I have the following list:

data = [[1, 2, 3, 4], [0, 2, 3, 4], [0, 0 , 3, 4], [0, 0, 0, 4]]

I am trying to replace the 0 values with NaN/null, such that the list is transformed into the following:

data = [[1, 2, 3, 4], [NaN, 2, 3, 4], [NaN, NaN , 3, 4], [NaN, NaN, NaN, 4]]

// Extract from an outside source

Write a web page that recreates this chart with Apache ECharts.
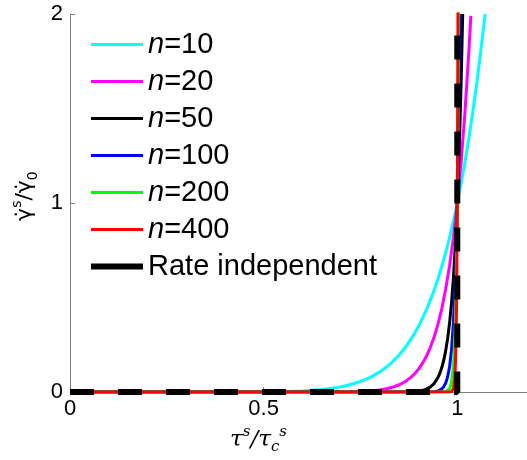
<!DOCTYPE html>
<html>
<head>
<meta charset="utf-8">
<script src="https://cdn.jsdelivr.net/npm/echarts@6/dist/echarts.min.js"></script>
<style>
html,body{margin:0;padding:0;background:#fff;}
#c{width:527px;height:460px;}
</style>
</head>
<body>
<div id="c"></div>
<script>
// ---- data ----
const seriesNames = ['n=10','n=20','n=50','n=100','n=200','n=400','Rate independent'];
const xTicks = [0, 0.5, 1];
const yTicks = [0, 1, 2];

const x10 = [0,0.5,0.55,0.6,0.65,0.68,0.7,0.72,0.75,0.76,0.78,0.8,0.82,0.83,0.85,0.86,0.87,0.88,0.89,0.9,0.91,0.92,0.93,0.94,0.95,0.96,0.97,0.98,0.99,1.0,1.01,1.02,1.03,1.04,1.05,1.06,1.072];
const y10 = [0,0.001,0.0025,0.006,0.0135,0.0211,0.0282,0.0374,0.0563,0.0643,0.0834,0.107,0.1374,0.155,0.197,0.2213,0.2484,0.2785,0.3118,0.349,0.3894,0.4344,0.484,0.5386,0.599,0.6648,0.737,0.817,0.904,1,1.105,1.219,1.344,1.48,1.629,1.791,2.0];

const x20 = [0,0.6,0.7,0.72,0.75,0.78,0.8,0.82,0.83,0.85,0.86,0.87,0.88,0.89,0.9,0.91,0.92,0.93,0.94,0.95,0.96,0.97,0.98,0.99,1.0,1.01,1.02,1.03,1.035];
const y20 = [0,0.00004,0.0008,0.0014,0.0032,0.007,0.0115,0.0189,0.0241,0.0388,0.049,0.0617,0.0776,0.0972,0.1216,0.1516,0.1887,0.2342,0.2901,0.3585,0.442,0.5438,0.6676,0.8179,1,1.2202,1.4859,1.8061,1.99];

const x50 = [0,0.85,0.88,0.9,0.91,0.92,0.93,0.94,0.95,0.955,0.96,0.965,0.97,0.975,0.98,0.985,0.99,0.995,1.0,1.005,1.01,1.014];
const y50 = [0,0.0003,0.0017,0.0052,0.009,0.0155,0.0266,0.0453,0.0769,0.1,0.1299,0.1685,0.218,0.282,0.364,0.4697,0.605,0.778,1,1.283,1.645,2.0];

const x100 = [0,0.9,0.93,0.94,0.95,0.955,0.96,0.965,0.97,0.975,0.98,0.985,0.99,0.995,1.0,1.003,1.005,1.007];
const y100 = [0,0.00003,0.0007,0.0021,0.0059,0.01,0.0169,0.0284,0.0476,0.0795,0.1326,0.2206,0.366,0.606,1,1.349,1.647,2.0];

const x200 = [0,0.95,0.96,0.97,0.975,0.98,0.985,0.99,0.993,0.995,0.997,1.0,1.002,1.0035];
const y200 = [0,0.00004,0.0003,0.0023,0.0063,0.0176,0.0487,0.134,0.2454,0.367,0.548,1,1.491,2.01];

const x400 = [0,0.975,0.98,0.985,0.99,0.993,0.995,0.997,0.998,0.999,1.0,1.001,1.00175];
const y400 = [0,0.00004,0.0003,0.0024,0.018,0.0602,0.1348,0.3004,0.449,0.67,1,1.492,2.01];

const xRI = [0, 1, 1];
const yRI = [0, 0, 2];

const colors = ['#00ffff','#ff00ff','#000000','#0000ff','#00ff00','#ff0000'];
const xs = [x10,x20,x50,x100,x200,x400];
const ys = [y10,y20,y50,y100,y200,y400];

function pairs(x, y){ return x.map((v,i)=>[v, y[i]]); }

const series = xs.map((x,i)=>({
  name: seriesNames[i],
  type: 'line',
  data: pairs(x, ys[i]),
  symbol: 'none',
  smooth: false,
  clip: true,
  lineStyle: {color: colors[i], width: 3},
  itemStyle: {color: colors[i]}
}));
series.push({
  name: seriesNames[6],
  type: 'line',
  data: pairs(xRI, yRI),
  symbol: 'none',
  clip: true,
  lineStyle: {color: '#000', width: 6, type: [24, 24]},
  itemStyle: {color: '#000'}
});

const chart = echarts.init(document.getElementById('c'), null, {renderer: 'canvas'});
const option = {
  animation: false,
  backgroundColor: '#fff',
  grid: {left: 70, right: 0, top: 14, bottom: 64, containLabel: false},
  xAxis: {
    type: 'value', min: 0, max: 1.18,
    axisLine: {onZero: false, lineStyle: {color: '#808080', width: 1}},
    axisTick: {inside: true, length: 5, customValues: xTicks, lineStyle: {color: '#808080'}},
    axisLabel: {customValues: xTicks, color: '#000', fontSize: 22, fontFamily: 'Liberation Sans', margin: 6},
    splitLine: {show: false},
    name: '{t|τ}{sup|s}{t|/τ}{sub|c}{sup|s}',
    nameLocation: 'middle', nameGap: 32,
    nameTextStyle: {
      padding: [0, 80, 0, 0],
      rich: {
        t: {fontFamily: 'DejaVu Serif', fontStyle: 'italic', fontSize: 23, color: '#000', lineHeight: 30, verticalAlign: 'middle'},
        sup: {fontFamily: 'DejaVu Serif', fontStyle: 'italic', fontSize: 15, color: '#000', lineHeight: 30, verticalAlign: 'top'},
        sub: {fontFamily: 'DejaVu Serif', fontStyle: 'italic', fontSize: 15, color: '#000', lineHeight: 30, verticalAlign: 'bottom'}
      }
    }
  },
  yAxis: {
    type: 'value', min: 0, max: 2, interval: 1,
    axisLine: {show: true, lineStyle: {color: '#808080', width: 1}},
    axisTick: {show: true, inside: true, length: 5, lineStyle: {color: '#808080'}},
    axisLabel: {color: '#000', fontSize: 22, fontFamily: 'Liberation Sans', margin: 7},
    splitLine: {show: false},
    name: '{g|γ̇}{sup|s}{g|/γ̇}{sub|0}',
    nameLocation: 'middle', nameGap: 16, nameRotate: 90,
    nameTextStyle: {
      padding: [0, 0, 0, 14],
      rich: {
        g: {fontFamily: 'DejaVu Sans', fontSize: 22, color: '#000', lineHeight: 30, verticalAlign: 'middle'},
        sup: {fontFamily: 'DejaVu Sans', fontSize: 14, color: '#000', lineHeight: 30, verticalAlign: 'top'},
        sub: {fontFamily: 'DejaVu Sans', fontSize: 14, color: '#000', lineHeight: 30, verticalAlign: 'bottom'}
      }
    }
  },
  legend: {
    orient: 'vertical', left: 88, top: 30, padding: 0,
    itemWidth: 52, itemHeight: 14, itemGap: 8,
    itemStyle: {opacity: 0},
    lineStyle: {width: 3},
    data: seriesNames.slice(0,6).concat([{name: seriesNames[6], lineStyle: {type: 'solid', width: 6}}]),
    formatter: function(name){
      if (name.indexOf('n=') === 0) return '{i|n}{r|' + name.slice(1) + '}';
      return '{r|' + name + '}';
    },
    textStyle: {
      color: '#000', fontSize: 29, fontFamily: 'Liberation Sans',
      rich: {
        i: {fontStyle: 'italic', fontSize: 29, fontFamily: 'Liberation Sans', color: '#000', lineHeight: 29},
        r: {fontSize: 29, fontFamily: 'Liberation Sans', color: '#000', lineHeight: 29}
      }
    }
  },
  series: series
};
chart.setOption(option);
</script>
</body>
</html>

I have tried searching google and stack overflow but I couldn't seem to find a solution. I have managed to convert the values into NaN after first representing 'data' as a dataframe, but for my purposes this is not sufficient as I need the original list to be transformed.

Answer 1

Replace all the zeros in the data array with nan values.

import numpy as np
data = [[1, 2, 3, 4], [0, 2, 3, 4], [0, 0 , 3, 4], [0, 0, 0, 4]] 
data = np.array(data)
data = np.where(data == 0, np.nan, data)

Answer 2

You can first convert the list to array and then use the np.where. Here is:

import numpy as np
data = [[1, 2, 3, 4], [0, 2, 3, 4], [0, 0 , 3, 4], [0, 0, 0, 4]]
data_arr = np.array(data)
data = np.where(data_arr == 0, np.nan, data)
## change the format as the format you want
out = [list(data[i]) for i in range(data_arr.shape[1])]
out

Answer 3

The question indicates that either NaN or null are options. However, there isn't really a null value in Python although there is None. So, assuming that None is acceptable then:

data = [[1, 2, 3, 4], [0, 2, 3, 4], [0, 0, 3, 4], [0, 0, 0, 4]]

data = [[x if x else None for x in d] for d in data]

print(data)

Output:

[[1, 2, 3, 4], [None, 2, 3, 4], [None, None, 3, 4], [None, None, None, 4]]